We recently published an article on the Justice Department’s most dangerous division that you’ve never heard of, based on a stunning chapter from John Fund and Hans von Spakovsky’s new book, “Obama’s Enforcer: Eric Holder’s Justice Department.”
On Tuesday we caught up with Mr. von Spakovsky, a former FEC appointee and counsel to the assistant attorney general in the DOJ’s Civil Rights Division in connection with the release of the book to discuss a variety of topics from “Fast and Furious,” to “Pigford,” immigration, the damage done to national security by the DOJ and more.
His response to the question as to who President Obama might pardon at the end of his tenure (hint: it could be a mass pardon that includes the release of serious criminals), was perhaps most shocking of all.
Below is a transcript of our interview, conducted via phone, with slight edits for clarity and links.
Why should every American read this book?
von Spakovsky: Well because the Justice Department is the most powerful federal agency we have domestically. If a federal prosecutor targets you or your business, they can destroy your business, they can throw you in jail. I mean, they have enormous power. And when you have someone who’s willing to abuse that power, it’s extremely dangerous to the freedom and liberty of Americans.
The book sort follows the arc of Eric Holder’s life and tracks his politicization and then how that manifested itself both in the Clinton White House and now throughout the DOJ today. Is there one key takeaway or set of takeaways you’d hope each reader comes away with?
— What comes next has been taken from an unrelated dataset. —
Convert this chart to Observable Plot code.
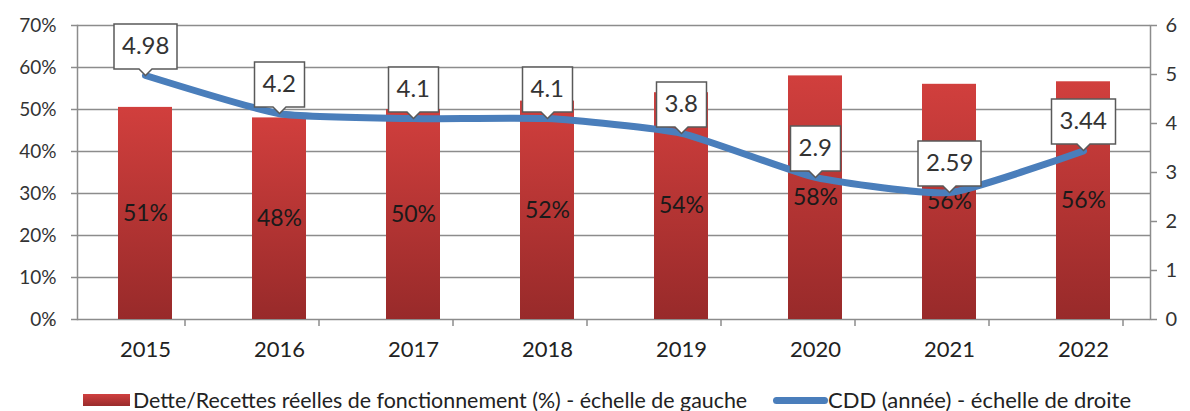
<!DOCTYPE html>
<html><head><meta charset="utf-8">
<script src="https://cdn.jsdelivr.net/npm/d3@7"></script>
<script src="https://cdn.jsdelivr.net/npm/@observablehq/plot@0.6"></script>
<style>
body{margin:0;background:#fff;font-family:Lato,"Open Sans",sans-serif;overflow:hidden;}
#chart svg{display:block;}
#legend{position:relative;height:31px;font-size:22px;color:#222;white-space:nowrap;}
#legend .item{position:absolute;top:9px;display:flex;align-items:center;line-height:22px;}
#legend .sw-bar{width:47px;height:12px;background:linear-gradient(#d04040,#9a2b2b);margin-right:3px;}
#legend .sw-line{width:55px;height:7px;border-radius:4px;background:#4a7ebb;margin-right:0px;}
#lg1{font-size:21.4px;}
</style></head><body>
<div id="chart"></div>
<div id="legend">
  <div class="item" style="left:83px"><span class="sw-bar"></span><span id="lg1"></span></div>
  <div class="item" style="left:773px"><span class="sw-line"></span><span id="lg2"></span></div>
</div>
<script>
const years = ["2015","2016","2017","2018","2019","2020","2021","2022"];
const debtRatio = [50.5, 48.0, 50.0, 52.0, 54.0, 58.0, 56.0, 56.6];
const debtLabels = ["51%","48%","50%","52%","54%","58%","56%","56%"];
const cdd = [4.98, 4.2, 4.1, 4.1, 3.8, 2.9, 2.59, 3.44];
const cddLabels = ["4.98","4.2","4.1","4.1","3.8","2.9","2.59","3.44"];
const leftTicks = [0,10,20,30,40,50,60,70];
const rightTicks = [0,1,2,3,4,5,6];
const legendLabels = ["Dette/Recettes réelles de fonctionnement (%) - échelle de gauche","CDD (année) - échelle de droite"];
const LEFT_MAX = 70, RIGHT_MAX = 6;
const k = LEFT_MAX / RIGHT_MAX;

document.getElementById("lg1").textContent = legendLabels[0];
document.getElementById("lg2").textContent = legendLabels[1];

const rows = years.map((year, i) => ({year, ratio: debtRatio[i], ratioLabel: debtLabels[i], cdd: cdd[i], cddScaled: cdd[i] * k, cddLabel: cddLabels[i]}));

const FONT = "Lato, 'Open Sans', sans-serif";
const GRID = "#8c8c8c";

function defsMark(index, scales, values, dims) {
  const g = d3.create("svg:g");
  const defs = g.append("defs");
  const grad = defs.append("linearGradient").attr("id", "barGrad")
    .attr("x1", 0).attr("y1", 0).attr("x2", 0).attr("y2", 1);
  grad.append("stop").attr("offset", "0%").attr("stop-color", "#d13f3d");
  grad.append("stop").attr("offset", "100%").attr("stop-color", "#982a2a");
  const f = defs.append("filter").attr("id", "barShadow").attr("x", "-20%").attr("y", "-5%").attr("width", "140%").attr("height", "110%");
  f.append("feDropShadow").attr("dx", 0).attr("dy", 0).attr("stdDeviation", 1.5).attr("flood-color", "#000").attr("flood-opacity", 0.25);
  return g.node();
}

function bandTicks(index, scales, values, dims) {
  const x = scales.x;
  const step = x(years[1]) - x(years[0]);
  const y0 = dims.height - dims.marginBottom;
  const g = d3.create("svg:g").attr("stroke", GRID).attr("stroke-width", 1.5);
  const bounds = years.map(y => x(y) - step / 2).concat([x(years[years.length - 1]) + step / 2]);
  for (const b of bounds) {
    g.append("line").attr("x1", b).attr("x2", b).attr("y1", y0).attr("y2", y0 + 7);
  }
  return g.node();
}

const chart = Plot.plot({
  width: 1190,
  height: 380,
  marginLeft: 77,
  marginRight: 40,
  marginTop: 25,
  marginBottom: 61,
  style: {fontFamily: FONT, background: "white", color: "#333"},
  x: {domain: years, paddingInner: 0.6, paddingOuter: 0.3, label: null},
  y: {domain: [0, LEFT_MAX], label: null},
  marks: [
    defsMark,
    Plot.gridY(leftTicks, {stroke: GRID, strokeOpacity: 1, strokeWidth: 1.5}),
    Plot.frame({anchor: "left", stroke: GRID, strokeWidth: 1.5}),
    Plot.frame({anchor: "right", stroke: GRID, strokeWidth: 1.5}),
    bandTicks,
    Plot.barY(rows, {x: "year", y: "ratio", fill: "url(#barGrad)", style: "filter:url(#barShadow)"}),
    Plot.text(rows, {x: "year", y: d => d.ratio / 2, text: "ratioLabel", fontSize: 23, fill: "#1a1a1a"}),
    Plot.line(rows, {x: "year", y: "cddScaled", stroke: "#4a7ebb", strokeWidth: 7, curve: "cardinal", tension: 0.5, strokeLinecap: "round"}),
    Plot.tip(rows, {x: "year", y: "cddScaled", title: "cddLabel", anchor: "bottom", fill: "white", stroke: "#595959", strokeWidth: 1.5, fontSize: 24, lineHeight: 1.1, fontFamily: FONT, textPadding: 8, pointerSize: 13, pathFilter: "none"}),
    Plot.axisY(leftTicks, {anchor: "left", tickFormat: d => d + "%", fontSize: 19, tickSize: 6, tickPadding: 15, stroke: GRID, fill: "#333", strokeWidth: 1.5, label: null}),
    Plot.axisY(rightTicks.map(v => v * k), {anchor: "right", tickFormat: d => String(Math.round(d / k)), fontSize: 20, tickSize: 6, tickPadding: 9, stroke: GRID, fill: "#333", strokeWidth: 1.5, label: null}),
    Plot.axisX({tickSize: 0, tickPadding: 22, fontSize: 22, fill: "#222", label: null})
  ]
});
document.getElementById("chart").appendChild(chart);
</script>
</body></html>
von Spakovsky: The key thing to understand is that what drives Eric Holder, unlike prior Attorneys General of both parties, is not the interests of justice, but it’s politics and ideology. And because of that, he has completely politicized the enforcement of federal laws.
And one of the elements in your book that you speak to is just how far reaching the tentacles of the DOJ spread, and I think you say it’s the largest law firm in the country. Give people a sense as to the size and scope of the powers of the Department of Justice and what areas of society it touches
von Spakovsky: Sure. They’ve got a 27 billion dollar budget. They’ve got more than a 100,00 employees, and they aren’t just lawyers, but they also are responsible, for example, for the FBI. The FBI’s part of the Justice Department, and so is the ATF — Alcohol, Tobacco, and Firearms. Also they run all of the federal prisons across the country, and they have this huge program in which they give federal money to state and local police and other agencies all across the country. So really, their fingers are spread throughout the entire law enforcement system from the local cops all the way up to the Feds, including the FBI.
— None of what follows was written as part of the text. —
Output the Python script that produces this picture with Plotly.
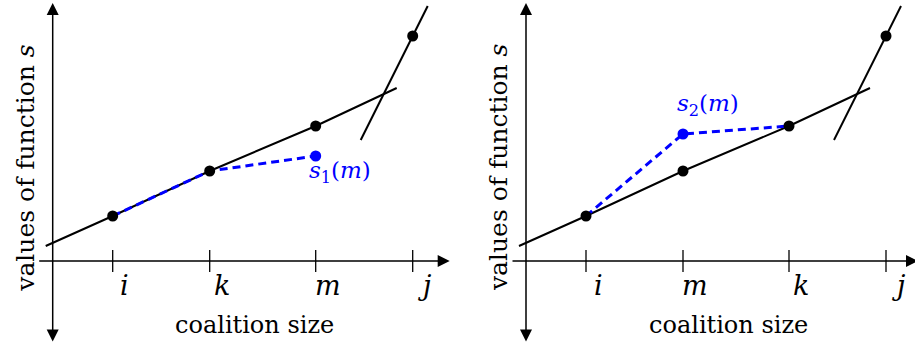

What in your view is the one most dangerous example of lawlessness that exists in the Department of Justice today?
von Spakovsky: I think it’s what the House of Representatives held him [Attorney General Holder] in contempt for the first time in American history – and that was Operation Fast and Furious. That was probably the most reckless law enforcement operation the Justice Department has ever conducted because it actually has led to the death of not just an American agent, but apparently, literally, hundreds of people in Mexico.
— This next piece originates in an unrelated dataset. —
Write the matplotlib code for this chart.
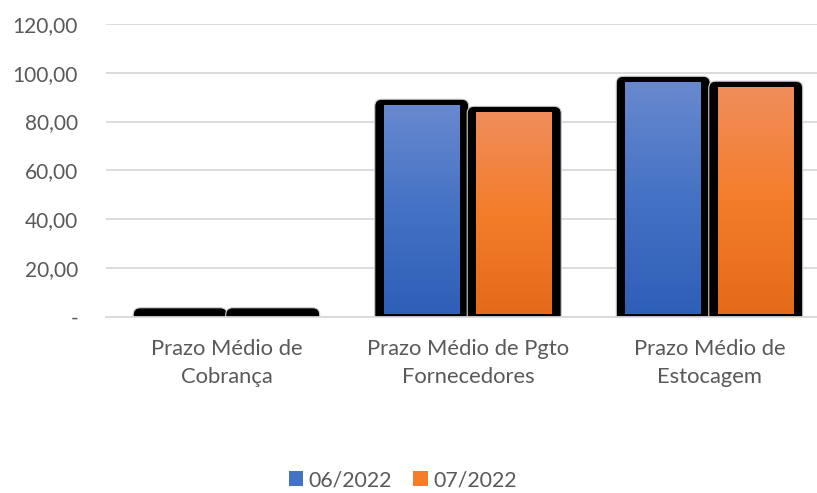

Can you walk readers through the key highlights or the key bullet points as to why the concept of gunwalking and the way it was implemented was so lawless and so far reaching in its criminality?
von Spakovsky: The standard way the Justice Department rolls out a drug cartel or a mob organization is, they start with the lower level folks, they arrest them, but then they give them a choice where they will be willing to basically turn in the people above them. And what they do is they roll out the organization starting out at the bottom, getting all the way to the top. But to do that, you’ve got to be willing to catch the lower level people with drugs, or guns, or whatever it is, and arrest them. And in this case, they sold guns to straw purchasers for the drug cartels, but then didn’t arrest them, and most importantly, didn’t follow the guns as they passed through the levels up to the highest levels of these cartels so that they could arrest the folks at the top. They just basically lost track of them as soon as they had been purchased. It wasn’t just reckless, it was “felony stupid” as Chairman [of the House Oversight and Government Reform Committee] Issa of the House of Representatives has said.